La popolazione partecipò in massa per la propria dire compiendo numerosi, isolati, atti di eroismo. Tra i più significativi si riportano quelli rimasti particolarmente vivi nella memoria del picernesi: gli assalitori che, provenienti dalla contrada Assunta, si affrettavano a risalire la china e raggiungere la zona del centro abitato, denominata oggi via X Maggio, erano in vista, quando il rapido gesto di una giovane popolana nei pressi di Toppo san Leonardo ne scompigliò le forze.

Ella, imbracciato il fucile, si portò sul tetto della propria abitazione e al riparo del comignolo fece partire un colpo, freddando un caporeparto nemico.

Sergio De Pilato, dopo la descrizione della “vaga Picerno”, ferma l’attenzione del lettore a considerare l’eroicità di questa gente. Picerno fu teatro, – dice l’autore – di uno dei più eroici episodi della breve storia della Repubblica Partenopea: la bella e mobile resistenza delle orde del cardinale Ruffo le quali nel 1799 assediarono il paese per varie settimane. E quando gli abitanti che avevano esaurita ogni munizione, privi ormai d’ogni altra risorsa, dopo aver respinto ben sei assalti degli assedianti muniti di cannoni, s’erano rifugiati nella chiesa, benché il sacerdote vestito dei sacri paramenti fosse comparso sulla porta elevando l’ostensorio, gli invasori s’abbandonarono alla più crudele opera di strage, di saccheggio e di sacrilegio.

E sul sagrato di questa chiesa Madre che si compie infine, l’ultimo tragico e sconcertante sacrilegio, episodio connesso alla difesa di Picerno.

Don Nicola Caivano, senza alcun timore, affronta gli assalitori che vuole indurre a retrocedere. Ma l’autorità morale della chiesa, da lui impersonata, non la presa sugli animi assetati di sangue: la presenza del sacerdote costituisce piuttosto incentivo a perseverarvi. Le bande armate di Sciarpa, infatti, moltiplicano i loro sforzi, calpestano i corpi esanimi dei fratelli Vaccaro, raggiungono il sacerdote e contro di lui sfogano la loro ira, trucidandolo. Ma a nulla valsero tali ed altre gesta dei picernesi.

Il maggior numero degli assalitori, la loro ferocia e l’inganno permisero loro di aver ragione nella loro resistenza.
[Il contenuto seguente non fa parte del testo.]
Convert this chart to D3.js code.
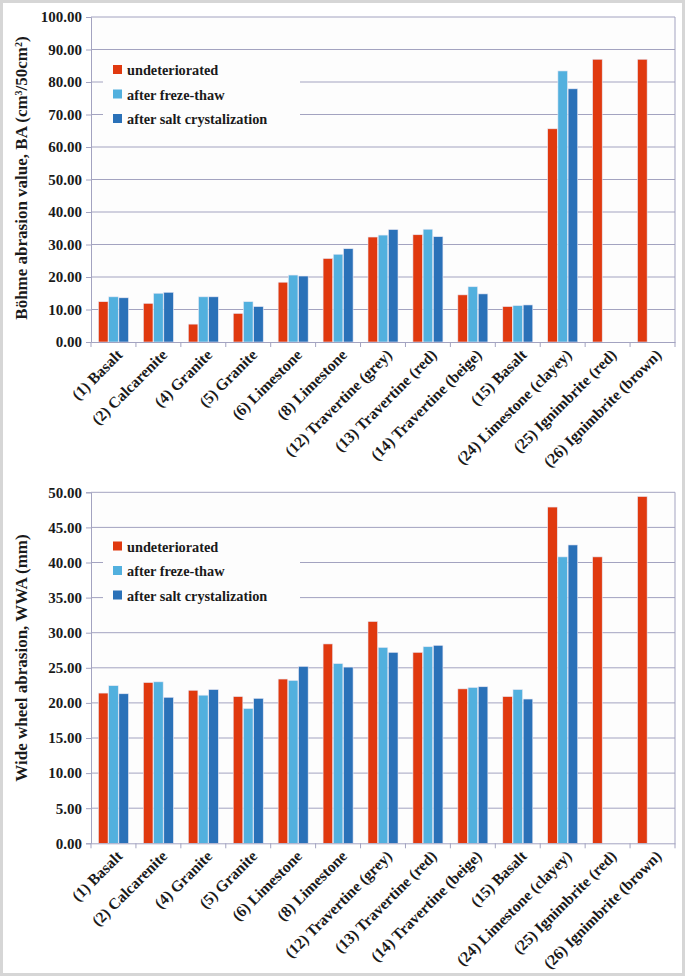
<!DOCTYPE html>
<html>
<head>
  <meta charset="utf-8">
  <title>Abrasion values</title>
  <script src="https://d3js.org/d3.v7.min.js"></script>
  <style>
    body { margin: 0; background: #fff; }
    text { font-family: "Liberation Serif", "DejaVu Serif Condensed", "DejaVu Serif", serif; font-weight: bold; fill: #1a1a1a; }
  </style>
</head>
<body>
  <div id="chart"></div>
  <script>
    var serif = '"Liberation Serif", "DejaVu Serif Condensed", "DejaVu Serif", serif';

    // categories (rock samples)
    var categories = ["(1) Basalt", "(2) Calcarenite", "(4) Granite", "(5) Granite", "(6) Limestone",
      "(8) Limestone", "(12) Travertine (grey)", "(13) Travertine (red)", "(14) Travertine (beige)",
      "(15) Basalt", "(24) Limestone (clayey)", "(25) Ignimbrite (red)", "(26) Ignimbrite (brown)"];
    var seriesNames = ["undeteriorated", "after freze-thaw", "after salt crystalization"];
    var seriesColors = ["#e0390f", "#52b0de", "#2a71b8"];

    // Böhme abrasion, BA (cm3/50cm2)
    var bohmeUndeteriorated = [12.4, 11.9, 5.5, 8.8, 18.4, 25.7, 32.3, 33.0, 14.5, 10.9, 65.6, 87.0, 87.0];
    var bohmeFreezeThaw = [13.9, 15.0, 13.9, 12.4, 20.6, 27.0, 32.9, 34.7, 17.0, 11.2, 83.4, null, null];
    var bohmeSalt = [13.6, 15.3, 13.9, 10.9, 20.3, 28.7, 34.6, 32.4, 14.8, 11.4, 77.9, null, null];
    var bohmeTicks = [0, 10, 20, 30, 40, 50, 60, 70, 80, 90, 100];

    // Wide wheel abrasion, WWA (mm)
    var wwaUndeteriorated = [21.4, 22.9, 21.8, 20.9, 23.4, 28.4, 31.6, 27.2, 22.0, 20.9, 47.9, 40.8, 49.4];
    var wwaFreezeThaw = [22.45, 23.0, 21.1, 19.2, 23.2, 25.6, 27.9, 28.0, 22.2, 21.9, 40.8, null, null];
    var wwaSalt = [21.3, 20.8, 21.9, 20.65, 25.2, 25.1, 27.2, 28.2, 22.3, 20.55, 42.5, null, null];
    var wwaTicks = [0, 5, 10, 15, 20, 25, 30, 35, 40, 45, 50];

    var svg = d3.select("#chart").append("svg")
      .attr("width", 685)
      .attr("height", 976);

    // figure frame
    svg.append("rect")
      .attr("x", 1.5).attr("y", 1.5)
      .attr("width", 682).attr("height", 973)
      .attr("fill", "#fff")
      .attr("stroke", "#d6d6d6")
      .attr("stroke-width", 3);

    var gridColor = "#a3a3c0";

    function drawChart(opts) {
      var left = 91, right = 675;
      var x = d3.scaleBand().domain(categories).range([left, right]);
      var inner = d3.scaleBand().domain(seriesNames)
        .range([(x.bandwidth() - 30) / 2, (x.bandwidth() + 30) / 2])
        .paddingInner(0.06);
      var y = d3.scaleLinear().domain([0, opts.max]).range([opts.bottom, opts.top]);

      var g = svg.append("g");

      // plot background
      g.append("rect")
        .attr("x", left).attr("y", y(opts.max))
        .attr("width", right - left).attr("height", y(0) - y(opts.max))
        .attr("fill", "#fdfdfd");

      // gridlines
      g.append("g").selectAll("line")
        .data(opts.ticks.slice(1))
        .enter().append("line")
        .attr("x1", left).attr("x2", right)
        .attr("y1", function(d) { return y(d); })
        .attr("y2", function(d) { return y(d); })
        .attr("stroke", gridColor)
        .attr("stroke-width", 1);

      // right border
      g.append("line")
        .attr("x1", right).attr("x2", right)
        .attr("y1", y(opts.max)).attr("y2", y(0))
        .attr("stroke", gridColor);

      // legend box covers the gridlines
      var lg = g.append("g");
      lg.append("rect")
        .attr("x", 103).attr("y", opts.legendTop - 16)
        .attr("width", 197).attr("height", 72)
        .attr("fill", "#fdfdfd");
      seriesNames.forEach(function(name, i) {
        var cy = opts.legendTop + i * 24.5;
        lg.append("rect")
          .attr("x", 113).attr("y", cy - 5)
          .attr("width", 9).attr("height", 9)
          .attr("fill", seriesColors[i]);
        lg.append("text")
          .attr("x", 127).attr("y", cy)
          .attr("dy", "0.35em")
          .style("font-size", "14.3px")
          .text(name);
      });

      // bars
      var series = opts.series;
      series.forEach(function(values, si) {
        g.append("g").selectAll("rect")
          .data(values.map(function(v, i) { return {cat: categories[i], value: v}; })
            .filter(function(d) { return d.value != null; }))
          .enter().append("rect")
          .attr("x", function(d) { return x(d.cat) + inner(seriesNames[si]); })
          .attr("width", inner.bandwidth())
          .attr("y", function(d) { return y(d.value); })
          .attr("height", function(d) { return y(0) - y(d.value); })
          .attr("fill", seriesColors[si])
          .attr("stroke", "#e8e8f4")
          .attr("stroke-width", 0.6);
      });

      // y axis
      var ya = g.append("g")
        .attr("transform", "translate(" + left + ",0)")
        .call(d3.axisLeft(y).tickValues(opts.ticks).tickFormat(d3.format(".2f")).tickSize(5).tickPadding(4));
      ya.selectAll("line").attr("stroke", gridColor);
      ya.select(".domain").attr("stroke", gridColor);
      ya.selectAll("text")
        .style("font-family", serif)
        .style("font-weight", "bold")
        .style("font-size", "15px")
        .attr("fill", "#1a1a1a");

      // x axis
      var xa = g.append("g")
        .attr("transform", "translate(0," + y(0) + ")")
        .call(d3.axisBottom(x).tickSize(0).tickSizeOuter(0));
      xa.select(".domain").attr("stroke", gridColor);
      xa.selectAll("text")
        .style("font-family", serif)
        .style("font-weight", "bold")
        .style("font-size", "15.6px")
        .attr("fill", "#1a1a1a")
        .attr("text-anchor", "end")
        .attr("y", 0).attr("dy", "0.35em")
        .attr("transform", "translate(6,10) rotate(-45)");

      // category boundary ticks
      g.append("g").selectAll("line")
        .data(categories.map(function(c) { return x(c); }).concat([right]))
        .enter().append("line")
        .attr("x1", function(d) { return d; }).attr("x2", function(d) { return d; })
        .attr("y1", y(0)).attr("y2", y(0) + 5)
        .attr("stroke", gridColor);

      // y axis title
      var title = g.append("text")
        .attr("transform", "translate(" + 27 + "," + opts.titleY + ") rotate(-90)")
        .attr("text-anchor", "middle")
        .style("font-size", "17px");
      opts.title.forEach(function(part) {
        var t = title.append("tspan").text(part.t);
        if (part.sup) t.attr("baseline-shift", "super").style("font-size", "10px");
      });
    }

    drawChart({
      top: 17, bottom: 342, max: 100, ticks: bohmeTicks, legendTop: 70, titleY: 178,
      series: [bohmeUndeteriorated, bohmeFreezeThaw, bohmeSalt],
      title: [{t: "Böhme abrasion value, BA (cm"}, {t: "3", sup: true}, {t: "/50cm"}, {t: "2", sup: true}, {t: ")"}]
    });

    drawChart({
      top: 492.3, bottom: 843.3, max: 50, ticks: wwaTicks, legendTop: 546.5, titleY: 658,
      series: [wwaUndeteriorated, wwaFreezeThaw, wwaSalt],
      title: [{t: "Wide wheel abrasion, WWA (mm)"}]
    });
  </script>
</body>
</html>
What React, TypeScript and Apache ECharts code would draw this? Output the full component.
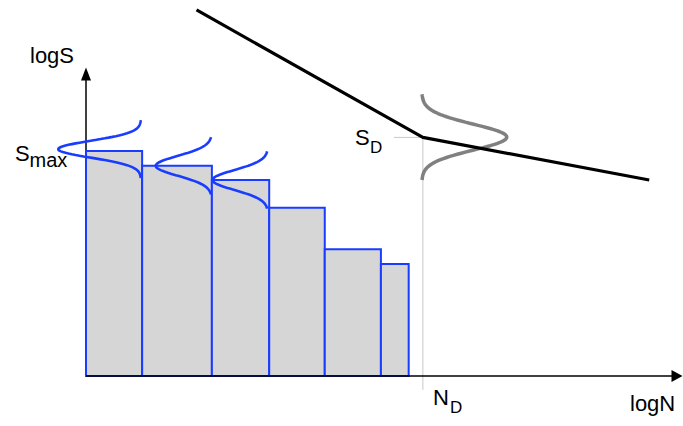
import React, { useEffect, useRef } from "react";
import * as echarts from "echarts";

// Stepped S-N histogram (logN block edges and logS levels)
const barEdges = [0, 0.95, 2.13, 3.10, 4.04, 4.99, 5.46];
const barLevels = [7.45, 6.96, 6.49, 5.57, 4.2, 3.71];

// Blue scatter bells on the first three blocks
const bellBase = [0.93, 2.13, 3.08];
const bellCenter = [7.51, 6.96, 6.49];
const bellAmp = [1.40, 0.95, 0.94];
const bellSigma = [0.28, 0.33, 0.33];
const bellHalf = [0.96, 0.95, 0.95];

// Fatigue limit
const ND = 5.70;
const SD = 7.90;
const sdTickStart = 5.21;
const ndLineBottom = -0.46;

// Grey bell at the knee
const greyBase = 5.68;
const greyCenter = 7.91;
const greyAmp = 1.44;
const greySigma = 0.43;
const greyHalf = 1.42;

// Black S-N curve
const snN = [1.87, ND, 9.53];
const snS = [12.12, SD, 6.49];

// Axis ranges
const xMin = -1.455;
const xMax = 10;
const yMin = 0;
const yMax = 10;

const BLUE = "#1a3cff";
const FONT = "'Liberation Sans', Arial, Helvetica, sans-serif";

function bell(base: number, center: number, amp: number, sigma: number, half: number, dir: number) {
  const pts: number[][] = [];
  const n = 80;
  for (let i = 0; i <= n; i++) {
    const d = -half + (2 * half * i) / n;
    const x = base + dir * amp * Math.exp(-(d * d) / (2 * sigma * sigma));
    pts.push([x, center - d]);
  }
  return pts;
}

export default function App() {
  const ref = useRef<HTMLDivElement>(null);
  useEffect(() => {
    if (!ref.current) return;
    const chart = echarts.init(ref.current, null, { renderer: "svg" });
    const bars = barLevels.map((h, i) => [barEdges[i], barEdges[i + 1], h]);

    const series: any[] = [
      {
        type: "line",
        data: [[sdTickStart, SD], [ND, SD]],
        showSymbol: false,
        clip: false,
        lineStyle: { color: "#c8c8c8", width: 1 },
        z: 1,
        markLine: {
          silent: true,
          symbol: ["none", "triangle"],
          symbolSize: [12, 11],
          label: { show: false },
          lineStyle: { color: "#000", width: 1.5, type: "solid" },
          emphasis: { disabled: true },
          data: [[{ coord: [0, 0] }, { coord: [xMax, 0] }]],
        },
      },
      {
        type: "line",
        data: [[ND, SD], [ND, ndLineBottom]],
        showSymbol: false,
        clip: false,
        lineStyle: { color: "#c8c8c8", width: 1 },
        z: 1,
      },
      {
        type: "custom",
        data: bars,
        encode: { x: [0, 1], y: 2 },
        clip: false,
        z: 3,
        renderItem: (params: any, api: any) => {
          const x0 = api.value(0);
          const x1 = api.value(1);
          const h = api.value(2);
          const p0 = api.coord([x0, h]);
          const p1 = api.coord([x1, 0]);
          return {
            type: "rect",
            shape: { x: p0[0], y: p0[1], width: p1[0] - p0[0], height: p1[1] - p0[1] },
            style: { fill: "#d6d6d6", stroke: BLUE, lineWidth: 2 },
          };
        },
      },
      ...bellBase.map((b, i) => ({
        type: "line",
        data: bell(b, bellCenter[i], bellAmp[i], bellSigma[i], bellHalf[i], -1),
        showSymbol: false,
        clip: false,
        smooth: false,
        lineStyle: { color: BLUE, width: 2.6 },
        z: 4,
      })),
      {
        type: "line",
        data: bell(greyBase, greyCenter, greyAmp, greySigma, greyHalf, 1),
        showSymbol: false,
        clip: false,
        lineStyle: { color: "#808080", width: 3.5 },
        z: 4,
      },
      {
        type: "line",
        data: snN.map((n, i) => [n, snS[i]]),
        showSymbol: false,
        clip: false,
        lineStyle: { color: "#000", width: 3.2 },
        z: 5,
      },
    ];

    const txt = (text: string, x: number, y: number, size: number) => ({
      type: "text",
      x,
      y,
      style: {
        text,
        font: `${size}px ${FONT}`,
        fill: "#000",
        textAlign: "left",
        textVerticalAlign: "middle",
      },
      z: 10,
    });

    chart.setOption({
      animation: false,
      backgroundColor: "#fff",
      grid: { left: 0, right: 6, top: 74, bottom: 50 },
      xAxis: {
        type: "value",
        min: xMin,
        max: xMax,
        axisLine: { show: false },
        axisTick: { show: false },
        axisLabel: { show: false },
        splitLine: { show: false },
      },
      yAxis: {
        type: "value",
        min: yMin,
        max: yMax,
        axisLine: {
          show: true,
          onZero: true,
          symbol: ["none", "triangle"],
          symbolSize: [10, 13],
          lineStyle: { color: "#000", width: 1.5 },
        },
        axisTick: { show: false },
        axisLabel: { show: false },
        splitLine: { show: false },
      },
      series,
      graphic: [
        txt("logS", 30, 55.4, 22),
        txt("logN", 630, 403.8, 22),
        txt("S", 15, 153.8, 22),
        txt("max", 29.5, 160, 20),
        txt("S", 355, 137, 22),
        txt("D", 370, 147.2, 17),
        txt("N", 433, 397, 22),
        txt("D", 450, 407.2, 17),
      ],
    });
    return () => chart.dispose();
  }, []);
  return (
    <div
      ref={ref}
      style={{ position: "absolute", left: 0, top: 0, width: 683, height: 426 }}
    />
  );
}
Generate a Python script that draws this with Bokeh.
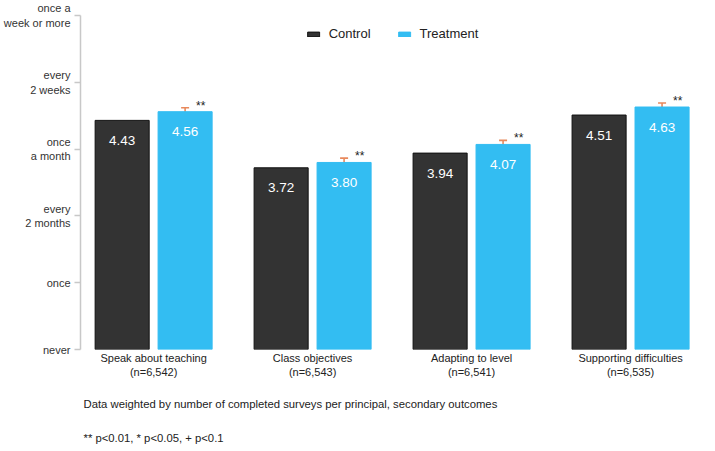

Era il 10 Maggio 1799.

Dopo aver occupato e saccheggiato il paese, lo Sciarpa nominò sindaco un prete paralitico che bisognò portare in sedia nel mezzo della piazza e da lui volle il giuramento sul Vangelo di fedeltà al Governo Borbonico. Il giuramento del nuovo sindaco, però, non legò la parte più responsabile e viva della popolazione: molti Picernesi, infatti, anche di notevole fama, sacerdoti compresi, continuarono in seguito ad impegnarsi nella piantagione dell’Albero della Libertà, giurando fedeltà alla Repubblica. Essi, contrari a quel governo, vennero giudicati e condannati in base ai loro crimini.

È questa la storia del nostro paese, un insieme di tradizioni e valori, trasmessi ancora oggi ai discendenti di quei coraggiosi eroi che si batterono per la libertà.